London-based startup Skipping Rocks Lab has just released Ooho, blobs of water encased in a transparent, edible seaweed-based membrane, which they hope will supplant plastic bottles.
The membrane is coated onto spheres of ice as a liquid. Each blob is formed when the ice melts and the membrane solidifies, encasing the water and preventing it from spilling.
Ooho's innovative idea is just one of many ways inventors have come up with to create edible food containers that are more environmentally-friendly and less wasteful than inedible ones.
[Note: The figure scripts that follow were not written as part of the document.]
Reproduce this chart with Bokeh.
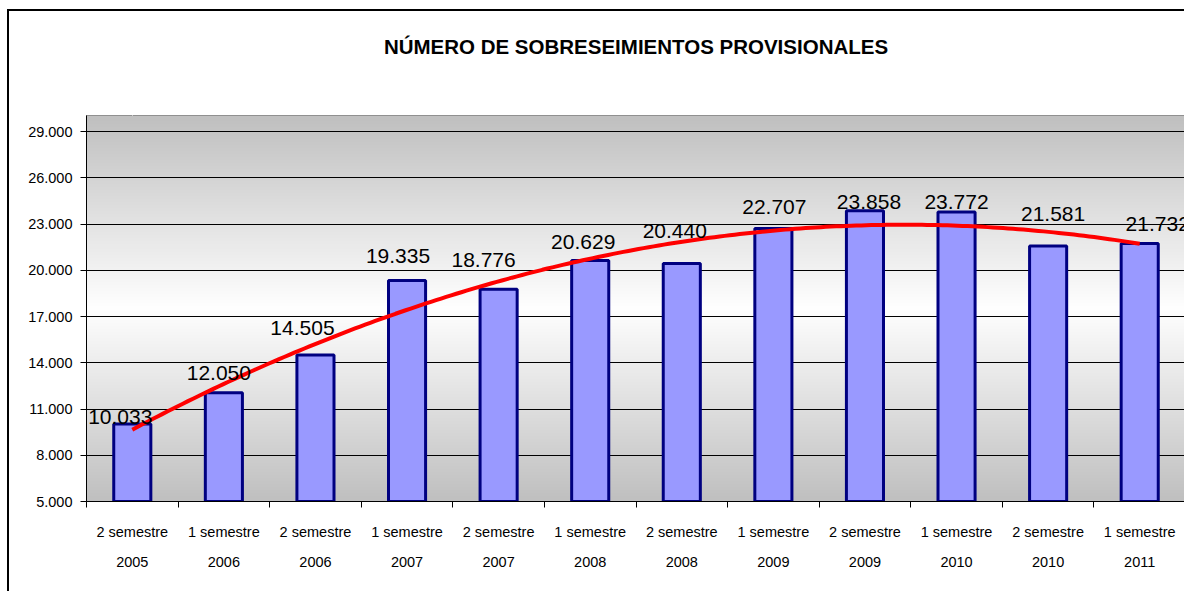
import numpy as np
from bokeh.plotting import figure
from bokeh.models import Range1d, FixedTicker, LinearAxis, LabelSet, ColumnDataSource
from bokeh.core.properties import value
from bokeh.embed import file_html
from bokeh.resources import INLINE

# ---- data ----
semestres = ["2 semestre", "1 semestre", "2 semestre", "1 semestre", "2 semestre", "1 semestre",
             "2 semestre", "1 semestre", "2 semestre", "1 semestre", "2 semestre", "1 semestre"]
anios = ["2005", "2006", "2006", "2007", "2007", "2008", "2008", "2009", "2009", "2010", "2010", "2011"]
valores = [10033, 12050, 14505, 19335, 18776, 20629, 20440, 22707, 23858, 23772, 21581, 21732]
y_ticks = [5000, 8000, 11000, 14000, 17000, 20000, 23000, 26000, 29000]
titulo = "NÚMERO DE SOBRESEIMIENTOS PROVISIONALES"

# label pixel nudges (style)
label_dx = [-12, -5, -13, -9, -15, -7, -7, 1, 4, 0, 5, 18]
label_dy = [0, 13, 20, 18, 22, 12, 25, 15, 2, 3, 25, 13]

def fmt(v):
    return f"{v:,}".replace(",", ".")

pos = list(range(1, len(valores) + 1))
etiquetas = [fmt(v) for v in valores]

y_start, y_end = 5000, 30040
FONT = "Liberation Sans"

H = 582
p = figure(width=1177, height=H, output_backend="svg", toolbar_location=None,
           x_range=Range1d(0.5, 12.5), y_range=Range1d(y_start, y_end),
           min_border_left=77, min_border_right=1, min_border_top=104, min_border_bottom=H - 490)
p.styles = {"margin-left": "7px", "margin-top": "9px",
            "border-left": "2px solid #000", "border-top": "2px solid #000"}
p.background_fill_color = "white"
p.border_fill_color = "white"
p.outline_line_color = "#808080"
p.outline_line_width = 1

xa = p.below[0]   # default x axis (semester line)
ya = p.left[0]

# title
p.title.text = titulo
p.title.align = "center"
p.title.text_font = FONT
p.title.text_font_style = "bold"
p.title.text_font_size = "20.5px"
p.title.text_color = "black"
p.title.offset = -30
p.title.standoff = 42

# invisible spacer between title and plot area (white tick, no label text)
spacer = LinearAxis(ticker=FixedTicker(ticks=[1], minor_ticks=[]))
spacer.axis_line_color = None
spacer.major_tick_line_color = "white"
spacer.minor_tick_line_color = None
spacer.major_tick_in = 0
spacer.major_tick_out = 37
spacer.minor_tick_out = 0
spacer.major_label_standoff = 0
spacer.major_label_text_color = None
spacer.major_label_text_font_size = "1px"
p.add_layout(spacer, "above")

# gradient background
n = 256
t = np.linspace(0, 1, n)
g = (192 + 63 * (1 - np.abs(2 * t - 1))).astype(np.uint32)
img = ((255 << 24) | (g << 16) | (g << 8) | g).astype(np.uint32).reshape(n, 1)
p.image_rgba(image=[img], x=0.5, y=y_start, dw=12, dh=y_end - y_start, level="image")

# grid
p.xgrid.grid_line_color = None
p.ygrid.grid_line_color = "black"
p.ygrid.grid_line_width = 1

# y axis
ya.ticker = FixedTicker(ticks=y_ticks)
ya.major_label_overrides = {v: fmt(v) for v in y_ticks}
ya.minor_tick_line_color = None
ya.major_tick_out = 6
ya.major_tick_in = 0
ya.major_tick_line_color = "black"
ya.axis_line_color = "black"
ya.major_label_text_font = FONT
ya.major_label_text_font_size = "14.5px"
ya.major_label_text_color = "black"
ya.major_label_standoff = 8

# x axis (semester line)
xa.ticker = FixedTicker(ticks=pos, minor_ticks=[i + 0.5 for i in range(0, 13)])
xa.major_label_overrides = {i: s for i, s in zip(pos, semestres)}
xa.major_tick_line_color = None
xa.major_tick_out = 0
xa.major_tick_in = 0
xa.minor_tick_line_color = "black"
xa.minor_tick_out = 6
xa.minor_tick_in = 0
xa.axis_line_color = "black"
xa.major_label_text_font = FONT
xa.major_label_text_font_size = "14.5px"
xa.major_label_text_color = "black"
xa.major_label_standoff = 16

# x axis (year line)
xa2 = LinearAxis(ticker=FixedTicker(ticks=pos, minor_ticks=[]))
xa2.major_label_overrides = {i: s for i, s in zip(pos, anios)}
xa2.axis_line_color = None
xa2.major_tick_line_color = None
xa2.minor_tick_line_color = None
xa2.major_tick_out = 0
xa2.major_tick_in = 0
xa2.major_label_text_font = FONT
xa2.major_label_text_font_size = "14.5px"
xa2.major_label_text_color = "black"
xa2.major_label_standoff = 14
p.add_layout(xa2, "below")

# bars
src = ColumnDataSource(dict(x=pos, top=valores, label=etiquetas, dx=label_dx, dy=label_dy))
p.vbar(x="x", top="top", bottom=y_start, width=0.405, source=src,
       fill_color="#9999FF", line_color="#000080", line_width=3)

# polynomial (order 2) trend line fitted to the data
coef = np.polyfit(pos, valores, 2)
xt = np.linspace(1, 12, 200)
p.line(xt, np.polyval(coef, xt), line_color="#FF0000", line_width=4)

# data labels
labels = LabelSet(x="x", y="top", text="label", x_offset="dx", y_offset="dy", source=src,
                  text_align="center", text_baseline="alphabetic",
                  text_font=value(FONT), text_font_size=value("21px"), text_color="black")
p.add_layout(labels)

open("out.html", "w").write(file_html(p, INLINE))
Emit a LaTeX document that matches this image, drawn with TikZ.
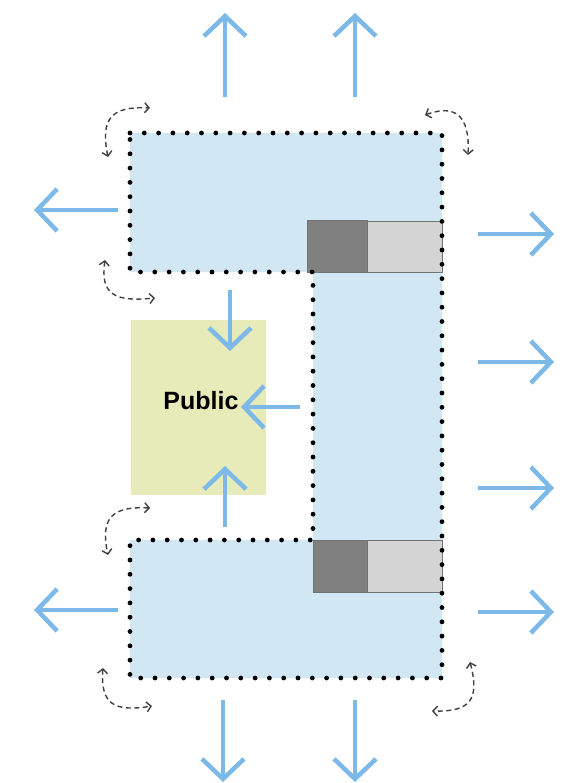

Here are four others:
1. Milk-based film acts as oxygen blocker to reduce spoilt food
Last August, scientists at the United States Department of Agriculture (USDA) developed a biodegradable and edible packaging film made of milk proteins and pectin, a complex sugar.
Though starch-based edible films have already been created, the USDA scientists' claim those earlier versions are "more porous and allows oxygen to seep through its microholes".
"The milk-based packaging, however, has smaller pores and can thus create a tighter network that keeps oxygen out," added the scientists in an American Chemical Society release.
This means that the new film can better prevent food spoilage - much of which occurs in the presence of oxygen - and help reduce food wastage, be it at production facilities or at homes.
As seen in the video, the film can also be sprayed onto food, creating a protective yet edible shield.
2. No need to unwrap your candy
Commonly used to make edible sweet wrapping, this mix of gelatin, glycerin and water is regularly deployed by no less than celebrity chef Heston Blumenthal to make wrappers for his caramel sweets.
In his book Heston Blumenthal at Home, he writes: "Obviously you can make the caramels without the wrappers, but they do add something to the presentation, and everybody always loves the idea that you can eat the whole thing."
This wrapping can be readily made at home, unlike Ooho's membrane or the USDA's milk-based film.
3. Your choice of spoon: sweet or savoury?
Hyderabad native Narayana Peesapaty set up Bakeys in 2011 to sell his take on edible cutlery.
Made up mostly of millet flour baked dry, Bakeys' cutlery is said to have a shelf life of three years.
The company has even created flavoured cutlery, with sweet and savoury options available.
Buyers beware though: an attempt to crowdsource for funds on Kickstarter to expand the company internationally has ended in disaster, with the company unable to fulfill its orders in the United States.
Over 100 disgruntled backers of the crowdsourcing initiative banded together to send in a letter to Kickstarter's legal team to seek a resolution.
4. Bite into a morning pick-me-up
Made out of a cup-shaped biscuit, wrapped in sugar paper and lined internally with heat-resistant white chocolate, the cups debuted to much fanfare in 2015.
Despite plans for the cups, dubbed Scoffee-ee Cups, to be tested at a select group of KFC outlets in Britain, consumers have remained unable to get hold of them.
"We don't know when we'll be able to launch them," a KFC spokesman had said in response to queries from Business Insider.